Lawyers, Artificial Intelligence And Creative Destruction

I’m a bit behind on my posting, so this is dated by a couple of days, but there are a couple of articles and an opinion piece by Paul Krugman that I highly recommend.

The first is a piece that appeared in the NY Times. It’s a review of the threat that artificial intelligence poses for the legal profession. On one level, it is a fascinating review of the advances in computer logic that obviate the need for legions of attorneys to perform document review. More to the point, however, is the impact that these technological leaps will have on numerous mid-level occupations.

Paul Krugman recognized the importance of the article and produced one of his best (IMO) posts in a long time. He notes that not only are good jobs subject to being usurped by computers but that the likelihood is that combined with advances in communications, a lot of heretofore “safe” occupations are increasingly subject to being outshored. Krugman rightly points out that the belief that education and lots of it is the only means of providing for a secure future may well be a false promise.

I usually avoid reading Krugman as his excellent analysis too often falls prey to his overriding political philosophy. He doesn’t disappoint in this piece as he concludes that a new union movement is the only way to save ourselves. He does fail to explain just how a unionization is supposed to work in a supposedly shrinking jobs market.

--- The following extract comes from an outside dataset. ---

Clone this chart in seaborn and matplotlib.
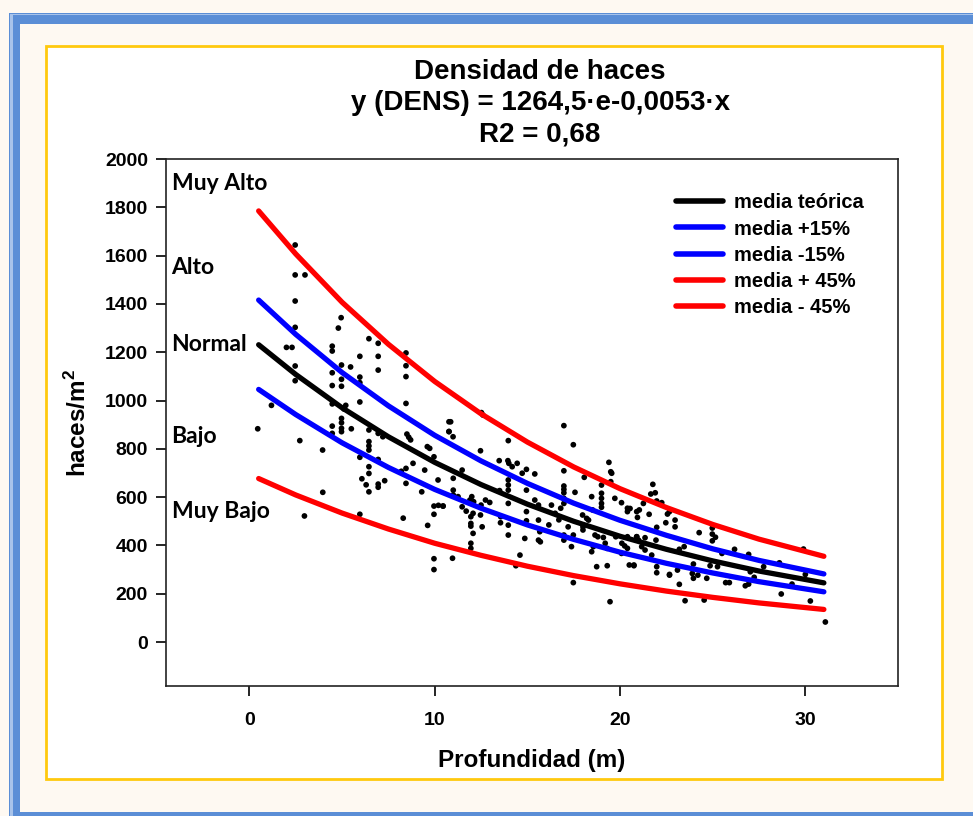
import numpy as np
import pandas as pd
import seaborn as sns
import matplotlib.pyplot as plt
from matplotlib.patches import Rectangle

# --- data ---
depth_pts = [
    2.47, 2.47, 3.0, 2.47, 4.95, 4.8, 2.47, 2.0, 2.3, 6.45, 6.95, 4.47, 4.47, 5.96, 6.95,
    8.45, 8.45, 8.45, 6.95, 2.47, 2.47, 4.97, 5.46, 4.47, 4.97, 4.97, 5.96, 5.96, 4.47,
    5.96, 8.45, 4.47, 5.2, 5.1, 1.19, 0.45, 2.72, 3.95, 4.97, 4.97, 4.97, 4.97, 4.47,
    4.47, 5.5, 6.45, 6.45, 6.45, 6.45, 6.95, 7.2, 5.96, 6.45, 6.45, 6.07, 6.3, 6.45,
    6.95, 6.95, 7.3, 6.95, 8.5, 8.6, 8.7, 8.83, 8.45, 8.45, 8.2, 9.3, 9.46, 9.6, 9.73,
    9.96, 10.18, 3.96, 2.97, 5.96, 8.3, 9.62, 9.96, 9.96, 10.2, 10.45, 9.96, 9.96,
    10.77, 10.77,
    12.52, 12.6, 10.86, 10.77, 10.99, 13.97, 12.47, 16.97, 17.48, 13.48, 13.95, 14.0,
    14.45, 14.95, 14.18, 14.72, 15.4, 13.97, 13.97, 13.97, 11.0, 11.0, 11.0, 11.48,
    16.97, 16.97, 16.97, 16.97, 16.97, 16.97, 17.57, 19.4, 19.5, 19.55, 19.5, 19.0,
    18.47, 19.0, 19.0, 19.0, 19.0, 19.72, 20.08, 20.4, 20.4, 20.9, 14.95, 13.97, 10.45,
    11.26, 11.48, 11.7, 11.9, 12.0, 12.1, 11.95, 11.95, 11.95, 12.07, 12.07, 11.95,
    11.95, 12.47, 12.56, 12.74, 12.97, 13.55, 13.97, 13.97, 14.86, 14.95, 14.95, 15.4,
    15.6, 15.6, 15.6, 15.7, 16.3, 16.5, 16.7, 16.8, 16.97, 16.97, 17.2, 17.38, 17.48,
    17.98, 18.2, 18.3, 18.52, 18.0, 18.0, 18.47, 18.56, 18.74, 18.65, 18.8, 19.1, 19.2,
    19.3, 19.31, 19.46, 19.77, 20.1, 20.25, 20.4, 20.4, 20.5, 20.75, 20.08, 20.9, 21.0,
    14.6, 14.38, 17.48, 10.96, 12.5, 13.5, 13.56, 15.67, 16.16, 18.07,
    21.77, 21.66, 21.9, 21.98, 22.25, 21.26, 21.04, 21.57, 20.94, 22.56, 22.67, 22.97,
    22.97, 22.47, 21.98, 21.94, 21.35, 20.9, 21.17, 21.35, 21.71, 20.75, 21.98, 21.98,
    22.67, 23.2, 23.51, 23.46, 23.2, 24.27, 24.98, 24.98, 25.15, 24.98, 25.5, 25.26,
    24.86, 24.68, 23.96, 23.9, 23.96, 24.2, 23.1, 22.67, 24.54, 25.7, 25.9, 26.18,
    26.94, 27.03, 27.24, 26.76, 26.94, 27.75, 28.6, 28.7, 29.28, 29.9, 30.0, 30.27,
    31.08, 20.54,
]
haces_pts = [
    1644, 1520, 1520, 1412, 1343, 1300, 1303, 1220, 1220, 1256, 1237, 1225, 1205, 1183,
    1183, 1197, 1144, 1099, 1126, 1143, 1082, 1147, 1139, 1115, 1088, 1059, 1097, 1074,
    1062, 994, 988, 986, 980, 965, 980, 883, 834, 795, 926, 908, 885, 871, 894, 864, 883,
    878, 830, 812, 795, 864, 850, 765, 726, 698, 676, 651, 622, 654, 641, 668, 756, 861,
    848, 837, 740, 719, 657, 707, 622, 712, 809, 802, 767, 671, 620, 522, 529, 513, 483,
    563, 529, 566, 563, 345, 300, 912, 872,
    950, 940, 912, 871, 850, 834, 792, 896, 817, 751, 751, 740, 740, 715, 726, 699, 696,
    671, 650, 629, 678, 629, 609, 712, 709, 646, 632, 618, 595, 574, 620, 744, 705, 699,
    664, 650, 602, 616, 595, 574, 558, 595, 577, 554, 540, 540, 629, 574, 563, 602, 560,
    542, 588, 602, 581, 491, 480, 519, 533, 450, 409, 388, 526, 477, 588, 578, 494, 484,
    443, 429, 540, 502, 588, 567, 505, 422, 415, 567, 533, 506, 554, 443, 422, 477, 395,
    443, 526, 512, 505, 547, 464, 477, 374, 395, 312, 443, 436, 433, 409, 388, 316, 167,
    436, 409, 398, 436, 388, 319, 316, 367, 436, 422, 360, 316, 246, 347, 567, 627, 519,
    457, 485, 682,
    653, 613, 618, 584, 577, 574, 547, 529, 516, 530, 540, 505, 477, 494, 475, 422, 432,
    436, 395, 381, 360, 319, 312, 287, 280, 239, 171, 395, 384, 453, 472, 447, 434, 419,
    367, 312, 316, 264, 323, 284, 264, 277, 298, 277, 174, 246, 246, 384, 363, 291, 268,
    233, 240, 312, 328, 199, 240, 385, 280, 170, 83, 553,
]

# model curves (1264,5·e-0,053·x and +/-15 %, +/-45 %), read at these depths
depth_curve = [0.5, 2.5, 5, 7.5, 10, 12.5, 15, 17.5, 20, 22.5, 25, 27.5, 31]
mean_curve = [1231, 1108, 970, 850, 744, 652, 571, 500, 438, 384, 336, 294, 245]
plus15 = [1416, 1274, 1116, 978, 856, 750, 657, 575, 504, 442, 386, 338, 282]
minus15 = [1046, 942, 825, 723, 632, 554, 485, 425, 372, 326, 286, 250, 208]
plus45 = [1785, 1607, 1407, 1233, 1079, 945, 828, 725, 635, 557, 487, 426, 355]
minus45 = [677, 609, 534, 468, 409, 359, 314, 275, 241, 211, 185, 162, 135]

series_names = ['media teórica', 'media +15%', 'media -15%', 'media + 45%', 'media - 45%']
series_colors = ['black', '#0000FF', '#0000FF', '#FF0000', '#FF0000']

levels = ['Muy Alto', 'Alto', 'Normal', 'Bajo', 'Muy Bajo']
level_y = [1897, 1549, 1230, 853, 542]

x_ticks = [0, 10, 20, 30]
y_ticks = list(range(0, 2001, 200))

# --- build frames ---
points = pd.DataFrame({'depth': depth_pts, 'haces': haces_pts})
curves = pd.concat([
    pd.DataFrame({'depth': depth_curve, 'haces': vals, 'serie': name})
    for name, vals in zip(series_names, [mean_curve, plus15, minus15, plus45, minus45])
])

sns.set_style('ticks')
plt.rcParams['font.family'] = ['Liberation Sans', 'DejaVu Sans']
plt.rcParams['font.weight'] = 'bold'
plt.rcParams['mathtext.fontset'] = 'custom'
plt.rcParams['mathtext.bf'] = 'Liberation Sans:bold'
plt.rcParams['mathtext.rm'] = 'Liberation Sans:bold'
for key in ['text.color', 'axes.labelcolor', 'xtick.color', 'ytick.color']:
    plt.rcParams[key] = 'black'

W, H = 973, 816
fig = plt.figure(figsize=(W / 100, H / 100), dpi=100)
fig.patch.set_facecolor('#FEF9F2')


def px_rect(x0, y0, x1, y1, **kw):
    fig.add_artist(Rectangle((x0 / W, 1 - y1 / H), (x1 - x0) / W, (y1 - y0) / H,
                             transform=fig.transFigure, **kw))


# page frame: blue double border, beige page, yellow inner box
px_rect(8.5, 12.5, 1100, 900, facecolor='#5B8ED6', edgecolor='none', zorder=-5)
px_rect(10.3, 14.0, 1100, 900, facecolor='#A8C3EA', edgecolor='none', zorder=-5)
px_rect(12.7, 15.3, 1100, 900, facecolor='#5B8ED6', edgecolor='none', zorder=-5)
px_rect(20, 24, 1100, 811.5, facecolor='#FEF9F2', edgecolor='none', zorder=-5)
px_rect(46, 46, 942, 779, facecolor='white', edgecolor='#FFC90E', linewidth=2, zorder=-4)

ax = fig.add_axes([166 / W, 1 - 686 / H, (898 - 166) / W, (686 - 159) / H])
ax.set_facecolor('white')

sns.scatterplot(data=points, x='depth', y='haces', color='black', s=17,
                edgecolor='none', ax=ax, zorder=2, legend=False)
sns.lineplot(data=curves, x='depth', y='haces', hue='serie', hue_order=series_names,
             palette=dict(zip(series_names, series_colors)), linewidth=3.8,
             ax=ax, zorder=3)

ax.set_xlim(-4.5, 35)
ax.set_ylim(-182, 2000)
ax.set_xticks(x_ticks)
ax.set_yticks(y_ticks)
ax.tick_params(axis='both', labelsize=14, length=7, width=1.2, direction='out')
ax.tick_params(axis='x', pad=12)
ax.tick_params(axis='y', pad=6)
for lab in ax.get_xticklabels() + ax.get_yticklabels():
    lab.set_fontweight('bold')
for sp in ax.spines.values():
    sp.set_visible(True)
    sp.set_linewidth(1.2)
    sp.set_color('#222222')

ax.set_xlabel('Profundidad (m)', fontsize=17.5, fontweight='bold', labelpad=14)
ax.set_ylabel(r'haces/m$^{\mathbf{2}}$', fontsize=17.5, fontweight='bold', labelpad=10)

for name, yv in zip(levels, level_y):
    ax.text(-4.2, yv, name, fontsize=16.5, fontweight='bold', va='center', ha='left',
            family=['Lato', 'DejaVu Sans'])

fig.text(0.555, 1 - 72 / H, 'Densidad de haces', ha='center', va='center',
         fontsize=20, fontweight='bold')
fig.text(0.555, 1 - 103 / H, 'y (DENS) = 1264,5·e-0,0053·x', ha='center', va='center',
         fontsize=20, fontweight='bold')
fig.text(0.555, 1 - 135 / H, 'R2 = 0,68', ha='center', va='center',
         fontsize=20, fontweight='bold')

leg = ax.legend(loc='upper left', bbox_to_anchor=(0.697, 0.935), frameon=False,
                fontsize=14.5, handlelength=2.3, handletextpad=0.55, labelspacing=0.36,
                borderaxespad=0, borderpad=0)
for t in leg.get_texts():
    t.set_fontweight('bold')
for ln in leg.get_lines():
    ln.set_linewidth(4)

fig.savefig('out.png', dpi=100, facecolor=fig.get_facecolor())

Now, along comes Walter Russell Mead to tie things together. He looks beyond the threats implicit in the automation of work to the possibilities they portend and wraps them in his ongoing series about the collapse of the “blue social model.” His view is that we are confronting a post-industrial world that will affect changes as life altering as those confronted by those living during the advent of the industrial revolution.

Mead suggests that we need new ways of looking at how we do things from government to education. Rather than viewing the changes as threats, he suggests that we have to lose our reflexive thinking and embrace change in conventional ways of doing things in order to cope with this new world. He doesn’t profess to have all of the answers but believes, as do I, that the process of creative destruction is unavoidable and that the American citizen is better prepared than most around the Globe to cope and profitably adjust to the changes.

This is the sort of stuff that I used to consider hopelessly futuristic. As I see states public employee unions on the verge of being neutered, China preparing to compete with Boeing and Americans seeking cheaper medical services in developing countries and computers winning at Jeopardy, I’m ready to concede that the future is arriving rather more quickly than we might have guessed or are prepared to deal with.